There are two main solutions

Creating simpler models and applying domain experience is key to solving small-data problems in the real world

MSBA student Xinyu Zhang

Solution 1: Choose Simpler Models

Overfitting is always a big concern when we train models on small data. But by building simpler models, we can avoid overfitting and poor generalization and we can get to our solutions faster.

In our MSBA practicum project, we focused on linear models and assembled them using bagging, stacking or boosting methods. We think we could even build simpler models to make our conclusions and models easier to explain and more robust, which can help our sponsor client, Bowles Farming, to make better decisions in the future.

Solution 2: Apply Domain Expertise

In practice, domain expertise or industry experience plays a crucial part in handling sophisticated problems. In the small data scenario, domain expertise is even more important because it’s a great supplement to data analysis. In our practicum project, we should definitely include farming knowledge and experience in our analysis. Actually, we rely most on the domain knowledge and data only provides some part of the analysis.
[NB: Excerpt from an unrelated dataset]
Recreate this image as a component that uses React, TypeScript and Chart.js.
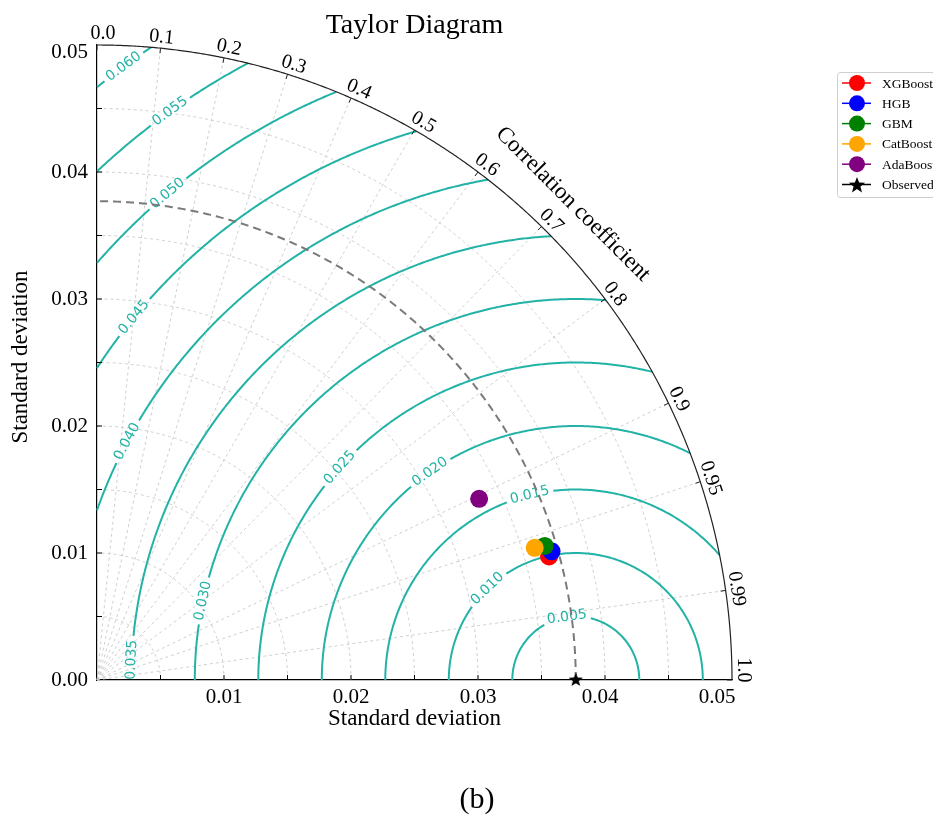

Building models is not challenging at all, even with small data. What always gets in the way is how to present the findings through engaging stories. 

For the most part, our clients, customers and partners are probably not data experts. They might struggle to see the solutions through the data forest. We need to adjust ourselves to an environment where most people are not data-driven or data-informed.

Data visualization As data becomes more important to corporations and remains tough to decipher, it’s important to know that data visualization is the key to storytelling. An interactive visualization conveys more information than words. Word clouds, Facet Grids and maps are usually more helpful in presenting key conclusions and findings to stakeholders. Moreover, a good story structure also provides and requires strong support.

Incorporating a striking introduction, clean headings and practical conclusions makes any story more engaging and persuasive. In our practicum project, we utilize data visualizations to construct a coherent story that helps us communicate our thoughts to our client.

To sum up, small data problems are more common in the real world, and we need to adjust our data tactics to incorporate this fact. By telling strong stories with data visualizations, we can deliver solutions that create an impact on decision making in an organization.

We have learned this first-hand by honing our analytical skills in small data during our practicum project, and we’ve improved our competencies and performances for the future workplace.